1 września 2015 r. weszło w życie rozporządzenie Ministra Zdrowia z 26 sierpnia 2015 r. w sprawie grup środków spożywczych przeznaczonych do sprzedaży dzieciom i młodzieży w jednostkach systemu oświaty oraz wymagań, jakie muszą spełniać środki spożywcze stosowane w ramach żywienia zbiorowego dzieci i młodzieży w tych jednostkach.
Rozporządzenie to w praktyce wycofało możliwość sprzedaży na terenie szkół tzw. śmieciowego jedzenia. Chodzi o takie produkty jak np. chipsy, niektóre ciastka i napoje, w tym napoje energetyzujące, jedzenie typu fast food i instant.
Na problemy związane z tym rozporządzeniem uwagę zwrócił rzecznik praw obywatelskich, Adam Bodnar.
W piątkowym wystąpieniu do ministra zdrowia Konstantego Radziwiłła, Bodnar podkreśla, iż w pełni zgadza się z celem rozporządzenia, czyli wzmocnieniem ochrony zdrowia dzieci poprzez ograniczenie dostępu do środków spożywczych zawierających znaczne ilości składników niezalecanych dla ich rozwoju.

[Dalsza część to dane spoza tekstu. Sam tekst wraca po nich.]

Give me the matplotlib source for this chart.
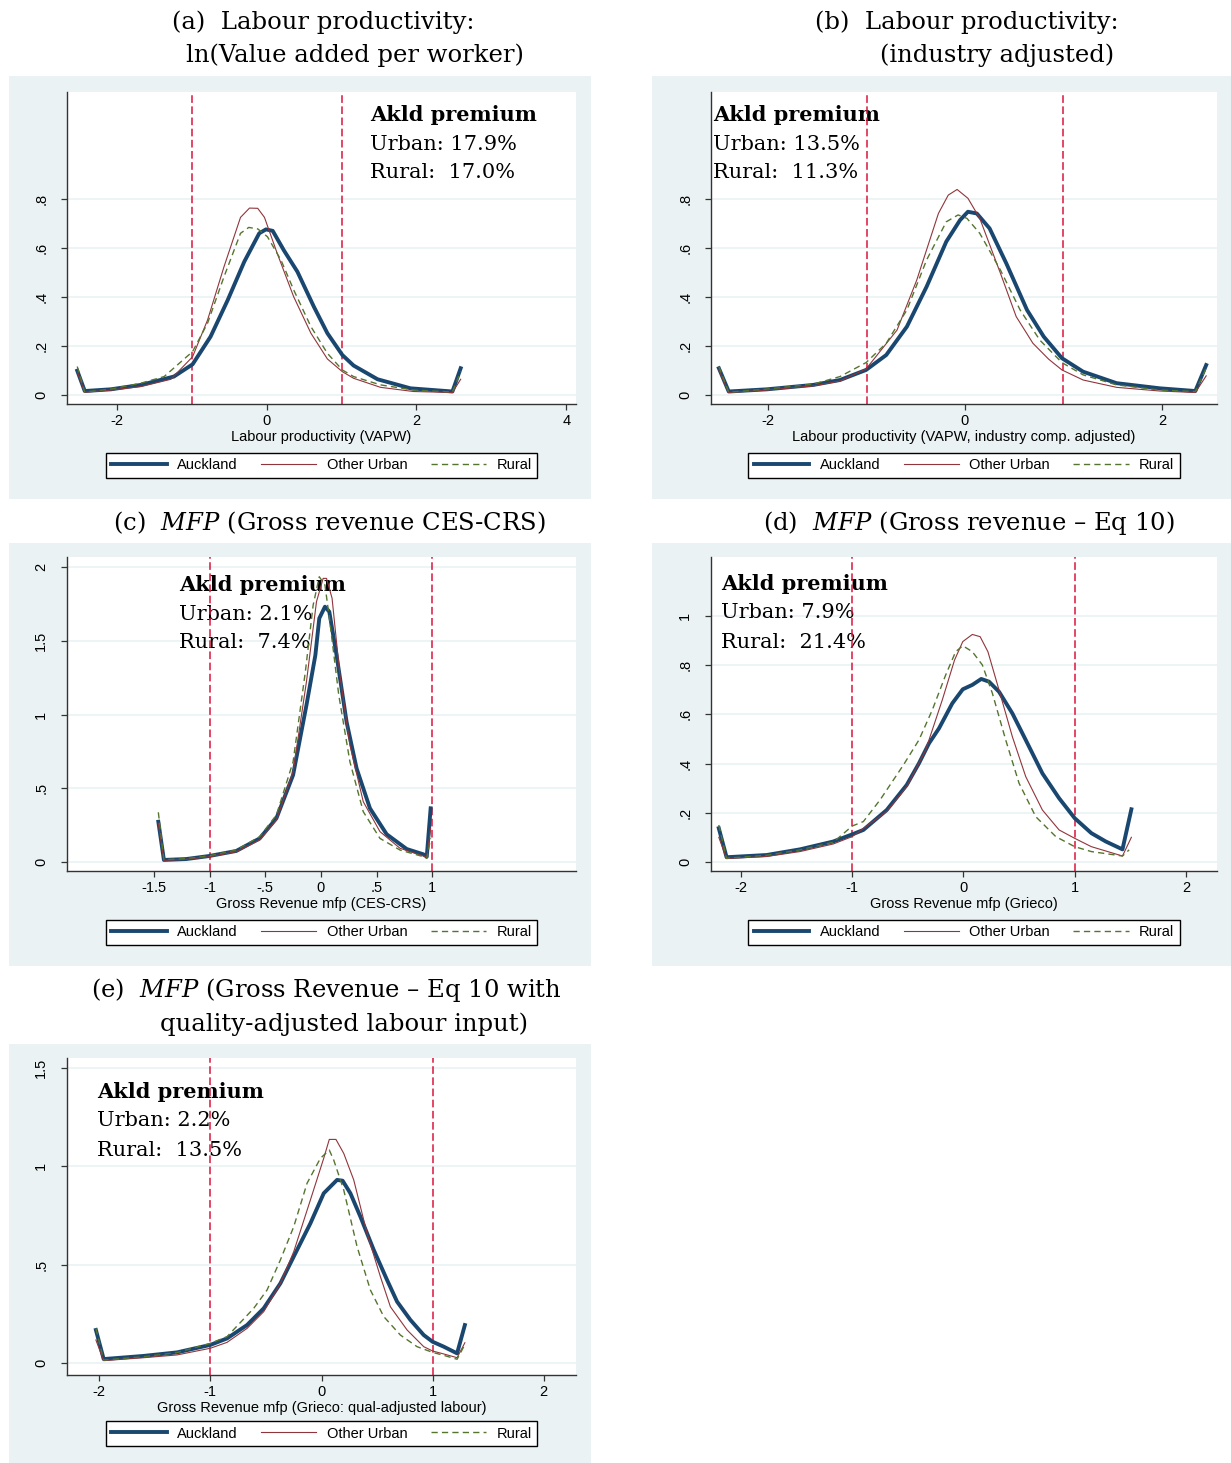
import numpy as np
import matplotlib
matplotlib.use("Agg")
import matplotlib.pyplot as plt
from matplotlib.patches import Rectangle

plt.rcParams['font.family'] = ['Liberation Sans', 'DejaVu Sans']
plt.rcParams['mathtext.fontset'] = 'dejavuserif'

# ---- data ----
# (a) labour productivity
a_akl_x = [-2.53, -2.43, -2.08, -1.68, -1.24, -0.99, -0.75, -0.52, -0.30, -0.10, -0.01, 0.08, 0.23, 0.41, 0.63, 0.81, 1.01, 1.16, 1.48, 1.92, 2.48, 2.59]
a_akl_y = [0.099, 0.016, 0.023, 0.041, 0.075, 0.125, 0.238, 0.388, 0.544, 0.660, 0.676, 0.670, 0.590, 0.503, 0.360, 0.252, 0.163, 0.120, 0.064, 0.027, 0.014, 0.109]
a_urb_x = [-2.53, -2.43, -2.08, -1.68, -1.28, -0.99, -0.79, -0.57, -0.35, -0.23, -0.12, -0.03, 0.14, 0.36, 0.59, 0.81, 1.01, 1.16, 1.52, 1.96, 2.48, 2.59]
a_urb_y = [0.095, 0.011, 0.020, 0.034, 0.064, 0.156, 0.306, 0.524, 0.725, 0.763, 0.762, 0.725, 0.578, 0.401, 0.252, 0.147, 0.095, 0.068, 0.031, 0.014, 0.010, 0.064]
a_rur_x = [-2.53, -2.43, -2.08, -1.68, -1.37, -0.99, -0.79, -0.57, -0.35, -0.24, -0.12, 0.01, 0.19, 0.36, 0.59, 0.81, 1.01, 1.16, 1.52, 1.96, 2.48, 2.59]
a_rur_y = [0.116, 0.012, 0.024, 0.048, 0.075, 0.177, 0.293, 0.483, 0.660, 0.684, 0.678, 0.646, 0.551, 0.429, 0.279, 0.170, 0.102, 0.075, 0.041, 0.020, 0.012, 0.095]

# (b) labour productivity, industry adjusted
b_akl_x = [-2.50, -2.40, -2.01, -1.54, -1.27, -1.005, -0.80, -0.59, -0.39, -0.19, -0.05, 0.03, 0.12, 0.25, 0.42, 0.63, 0.80, 0.985, 1.20, 1.54, 1.98, 2.34, 2.45]
b_akl_y = [0.109, 0.014, 0.023, 0.041, 0.061, 0.102, 0.163, 0.279, 0.442, 0.626, 0.714, 0.748, 0.741, 0.680, 0.537, 0.347, 0.238, 0.150, 0.095, 0.048, 0.027, 0.016, 0.122]
b_urb_x = [-2.50, -2.40, -2.01, -1.54, -1.27, -1.005, -0.69, -0.49, -0.27, -0.17, -0.08, 0.03, 0.15, 0.36, 0.52, 0.69, 0.85, 0.985, 1.20, 1.54, 1.98, 2.34, 2.45]
b_urb_y = [0.102, 0.010, 0.020, 0.037, 0.057, 0.106, 0.265, 0.469, 0.741, 0.816, 0.839, 0.803, 0.721, 0.497, 0.320, 0.211, 0.146, 0.102, 0.061, 0.031, 0.016, 0.010, 0.078]
b_rur_x = [-2.50, -2.40, -2.01, -1.54, -1.27, -1.005, -0.80, -0.59, -0.39, -0.19, -0.07, 0.02, 0.15, 0.36, 0.56, 0.76, 0.985, 1.20, 1.54, 1.98, 2.34, 2.45]
b_rur_y = [0.116, 0.011, 0.024, 0.044, 0.075, 0.132, 0.211, 0.347, 0.551, 0.707, 0.735, 0.721, 0.660, 0.510, 0.347, 0.224, 0.132, 0.082, 0.041, 0.020, 0.014, 0.109]

# (c) MFP, CES-CRS
c_akl_x = [-1.46, -1.41, -1.21, -1.00, -0.76, -0.55, -0.40, -0.25, -0.13, -0.05, -0.015, 0.036, 0.075, 0.14, 0.23, 0.32, 0.44, 0.59, 0.77, 0.92, 0.95, 0.985]
c_akl_y = [0.273, 0.014, 0.020, 0.041, 0.075, 0.160, 0.296, 0.590, 1.064, 1.403, 1.652, 1.731, 1.697, 1.403, 0.951, 0.635, 0.364, 0.188, 0.088, 0.052, 0.036, 0.364]
c_urb_x = [-1.46, -1.41, -1.21, -1.00, -0.76, -0.55, -0.40, -0.25, -0.13, -0.04, 0.02, 0.05, 0.10, 0.17, 0.26, 0.38, 0.53, 0.71, 0.92, 0.95, 0.985]
c_urb_y = [0.262, 0.011, 0.018, 0.036, 0.070, 0.149, 0.285, 0.612, 1.223, 1.765, 1.923, 1.923, 1.788, 1.268, 0.793, 0.409, 0.206, 0.093, 0.041, 0.034, 0.228]
c_rur_x = [-1.46, -1.41, -1.21, -1.00, -0.76, -0.55, -0.40, -0.25, -0.14, -0.07, -0.015, 0.036, 0.08, 0.16, 0.26, 0.38, 0.53, 0.71, 0.92, 0.95, 0.985]
c_rur_y = [0.337, 0.016, 0.023, 0.043, 0.081, 0.172, 0.319, 0.680, 1.290, 1.742, 1.934, 1.878, 1.629, 1.132, 0.680, 0.341, 0.160, 0.081, 0.036, 0.025, 0.160]

# (d) MFP, Grieco
d_akl_x = [-2.20, -2.13, -1.77, -1.47, -1.17, -1.00, -0.90, -0.69, -0.51, -0.40, -0.31, -0.22, -0.10, -0.006, 0.08, 0.16, 0.23, 0.32, 0.44, 0.56, 0.71, 0.86, 1.00, 1.15, 1.28, 1.43, 1.51]
d_akl_y = [0.137, 0.019, 0.028, 0.051, 0.083, 0.112, 0.130, 0.211, 0.313, 0.401, 0.482, 0.543, 0.645, 0.702, 0.720, 0.744, 0.733, 0.692, 0.604, 0.496, 0.360, 0.259, 0.178, 0.117, 0.083, 0.051, 0.214]
d_urb_x = [-2.20, -2.13, -1.77, -1.47, -1.17, -1.00, -0.69, -0.51, -0.34, -0.19, -0.08, -0.006, 0.08, 0.15, 0.22, 0.32, 0.44, 0.56, 0.71, 0.86, 1.00, 1.15, 1.43, 1.51]
d_urb_y = [0.100, 0.014, 0.022, 0.042, 0.073, 0.103, 0.205, 0.306, 0.455, 0.659, 0.821, 0.896, 0.925, 0.916, 0.855, 0.699, 0.509, 0.347, 0.211, 0.130, 0.096, 0.062, 0.024, 0.100]
d_rur_x = [-2.20, -2.13, -1.77, -1.47, -1.17, -1.00, -0.90, -0.75, -0.54, -0.40, -0.28, -0.16, -0.07, -0.006, 0.08, 0.17, 0.26, 0.38, 0.50, 0.65, 0.83, 1.00, 1.15, 1.43, 1.49]
d_rur_y = [0.150, 0.015, 0.027, 0.049, 0.080, 0.146, 0.164, 0.252, 0.394, 0.496, 0.618, 0.760, 0.855, 0.879, 0.855, 0.801, 0.686, 0.496, 0.320, 0.184, 0.103, 0.062, 0.042, 0.024, 0.049]

# (e) MFP, Grieco with quality-adjusted labour
e_akl_x = [-2.03, -1.96, -1.60, -1.30, -1.00, -0.85, -0.67, -0.52, -0.37, -0.25, -0.10, 0.02, 0.14, 0.19, 0.26, 0.35, 0.47, 0.59, 0.68, 0.80, 0.92, 1.00, 1.10, 1.22, 1.29]
e_akl_y = [0.168, 0.020, 0.036, 0.054, 0.092, 0.125, 0.193, 0.278, 0.405, 0.541, 0.710, 0.863, 0.931, 0.927, 0.863, 0.744, 0.575, 0.422, 0.312, 0.219, 0.142, 0.108, 0.083, 0.049, 0.193]
e_urb_x = [-2.03, -1.96, -1.60, -1.30, -1.00, -0.85, -0.67, -0.52, -0.37, -0.25, -0.10, 0.02, 0.07, 0.13, 0.20, 0.29, 0.41, 0.53, 0.62, 0.77, 0.92, 1.00, 1.10, 1.22, 1.29]
e_urb_y = [0.117, 0.012, 0.027, 0.041, 0.075, 0.105, 0.176, 0.261, 0.405, 0.566, 0.829, 1.041, 1.137, 1.137, 1.066, 0.931, 0.659, 0.439, 0.286, 0.168, 0.083, 0.061, 0.046, 0.027, 0.103]
e_rur_x = [-2.03, -1.96, -1.60, -1.30, -1.00, -0.85, -0.61, -0.49, -0.37, -0.25, -0.13, -0.01, 0.07, 0.11, 0.20, 0.32, 0.44, 0.56, 0.71, 0.86, 1.00, 1.10, 1.22, 1.28]
e_rur_y = [0.176, 0.015, 0.032, 0.053, 0.100, 0.134, 0.278, 0.371, 0.524, 0.693, 0.914, 1.041, 1.083, 1.032, 0.880, 0.592, 0.371, 0.236, 0.142, 0.083, 0.054, 0.039, 0.019, 0.083]

series_names = ['Auckland', 'Other Urban', 'Rural']
urban_prem = ['17.9%', '13.5%', '2.1%', '7.9%', '2.2%']
rural_prem = ['17.0%', '11.3%', '7.4%', '21.4%', '13.5%']
xlabels = ['Labour productivity (VAPW)',
           'Labour productivity (VAPW, industry comp. adjusted)',
           'Gross Revenue mfp (CES-CRS)',
           'Gross Revenue mfp (Grieco)',
           'Gross Revenue mfp (Grieco: qual-adjusted labour)']
xticks = [[-2, 0, 2, 4], [-2, 0, 2], [-1.5, -1, -0.5, 0, 0.5, 1], [-2, -1, 0, 1, 2], [-2, -1, 0, 1, 2]]
xticklabels = [['-2', '0', '2', '4'], ['-2', '0', '2'], ['-1.5', '-1', '-.5', '0', '.5', '1'],
               ['-2', '-1', '0', '1', '2'], ['-2', '-1', '0', '1', '2']]
yticks = [[0, .2, .4, .6, .8], [0, .2, .4, .6, .8], [0, .5, 1, 1.5, 2], [0, .2, .4, .6, .8, 1], [0, .5, 1, 1.5]]
yticklabels = [['0', '.2', '.4', '.6', '.8'], ['0', '.2', '.4', '.6', '.8'], ['0', '.5', '1', '1.5', '2'],
               ['0', '.2', '.4', '.6', '.8', '1'], ['0', '.5', '1', '1.5']]

panel_data = [
    [(a_akl_x, a_akl_y), (a_urb_x, a_urb_y), (a_rur_x, a_rur_y)],
    [(b_akl_x, b_akl_y), (b_urb_x, b_urb_y), (b_rur_x, b_rur_y)],
    [(c_akl_x, c_akl_y), (c_urb_x, c_urb_y), (c_rur_x, c_rur_y)],
    [(d_akl_x, d_akl_y), (d_urb_x, d_urb_y), (d_rur_x, d_rur_y)],
    [(e_akl_x, e_akl_y), (e_urb_x, e_urb_y), (e_rur_x, e_rur_y)],
]

# ---- layout (pixels) ----
W, H = 1231, 1463
BG = '#eaf2f3'
navy, maroon, olive, red = '#1a476f', '#90353b', '#55752f', '#dc143c'

def frac(l, t, r, b):
    return [l / W, 1 - b / H, (r - l) / W, (b - t) / H]

boxes = [(9, 76, 591, 499), (652, 76, 1231, 499), (9, 543, 591, 966), (652, 543, 1231, 966), (9, 1044, 591, 1463)]
axrects = [(67, 92, 576, 404), (711, 92, 1217, 404), (67, 557, 576, 871), (711, 557, 1217, 871), (67, 1058, 576, 1375)]
xlims = [(-2.667, 4.13), (-2.58, 2.56), (-2.28, 2.29), (-2.27, 2.28), (-2.29, 2.29)]
ylims = [(-0.037, 1.237), (-0.037, 1.237), (-0.061, 2.068), (-0.037, 1.24), (-0.061, 1.551)]
notes_at = [(370, 115), (713, 115), (179, 585), (721, 584), (97, 1092)]
legend_y = [465.5, 465.5, 932.5, 932.5, 1433.5]

fig = plt.figure(figsize=(12.31, 14.63), dpi=100)
fig.patch.set_facecolor('white')

titles = [
    [(172, 22, '(a)  Labour productivity:'), (186, 55, 'ln(Value added per worker)')],
    [(815, 22, '(b)  Labour productivity:'), (880, 55, '(industry adjusted)')],
    [(113, 523, r'(c)  $\mathit{MFP}$ (Gross revenue CES-CRS)')],
    [(763, 523, r'(d)  $\mathit{MFP}$ (Gross revenue – Eq 10)')],
    [(91, 990, r'(e)  $\mathit{MFP}$ (Gross Revenue – Eq 10 with'), (160, 1024, 'quality-adjusted labour input)')],
]

for i in range(5):
    l, t, r, b = boxes[i]
    fig.add_artist(Rectangle((l / W, 1 - b / H), (r - l) / W, (b - t) / H,
                             transform=fig.transFigure, facecolor=BG, edgecolor='none', zorder=0))
    for (tx, ty, s) in titles[i]:
        fig.text(tx / W, 1 - ty / H, s, family='DejaVu Serif', fontsize=17.5, ha='left', va='center')

    al, at, ar, ab = axrects[i]
    ax = fig.add_axes(frac(al, at, ar, ab))
    ax.set_facecolor('white')
    for sp in ['top', 'right']:
        ax.spines[sp].set_visible(False)
    for sp in ['left', 'bottom']:
        ax.spines[sp].set_color('#333333')
        ax.spines[sp].set_linewidth(1.0)

    ax.set_xlim(*xlims[i])
    ax.set_ylim(*ylims[i])
    ax.set_xticks(xticks[i])
    ax.set_xticklabels(xticklabels[i])
    ax.set_yticks(yticks[i])
    ax.set_yticklabels(yticklabels[i], rotation=90, va='center')
    ax.tick_params(axis='both', direction='out', length=4.5, width=0.9, color='#333333', labelsize=10.5)
    ax.tick_params(axis='y', pad=9)
    ax.tick_params(axis='x', pad=3)
    ax.set_axisbelow(True)
    ax.grid(axis='y', color=BG, linewidth=1.2)
    ax.set_xlabel(xlabels[i], fontsize=10.5, labelpad=1)

    for v in (-1, 1):
        ax.axvline(v, color=red, linewidth=1.1, linestyle=(0, (5, 2.3)), zorder=2)

    (x1, y1), (x2, y2), (x3, y3) = panel_data[i]
    h1, = ax.plot(x1, y1, color=navy, linewidth=2.8, zorder=3, label=series_names[0])
    h2, = ax.plot(x2, y2, color=maroon, linewidth=0.8, zorder=4, label=series_names[1])
    h3, = ax.plot(x3, y3, color=olive, linewidth=1.0, linestyle=(0, (4.5, 3)), zorder=5, label=series_names[2])

    nx, ny = notes_at[i]
    ax.text(nx / W, 1 - ny / H, 'Akld premium', transform=fig.transFigure, family='DejaVu Serif',
            fontweight='bold', fontsize=15, ha='left', va='center', zorder=1)
    ax.text(nx / W, 1 - (ny + 29) / H, 'Urban: ' + urban_prem[i], transform=fig.transFigure,
            family='DejaVu Serif', fontsize=15, ha='left', va='center', zorder=1)
    ax.text(nx / W, 1 - (ny + 58) / H, 'Rural:  ' + rural_prem[i], transform=fig.transFigure,
            family='DejaVu Serif', fontsize=15, ha='left', va='center', zorder=1)

    cx = (al + ar) / 2
    leg = ax.legend(handles=[h1, h2, h3], loc='center', bbox_to_anchor=(cx / W, 1 - legend_y[i] / H),
                    bbox_transform=fig.transFigure, ncol=3, frameon=True, fancybox=False,
                    edgecolor='black', framealpha=1, handlelength=3.8, handletextpad=0.7,
                    columnspacing=1.6, borderpad=0.4, fontsize=10.5)
    leg.get_frame().set_linewidth(1.0)

fig.savefig('out.png', dpi=100)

Właściciele sklepików skarżą się do rzecznika, na krótki termin, pomiędzy wydaniem rozporządzenia ograniczającego śmieciowe jedzenie w szkołach, a datą jego wejścia w życie. Przedsiębiorcy ponieśli straty, ponieważ mili już zmagazynowane środki spożywcze lub podpisane umowy z dostawcami.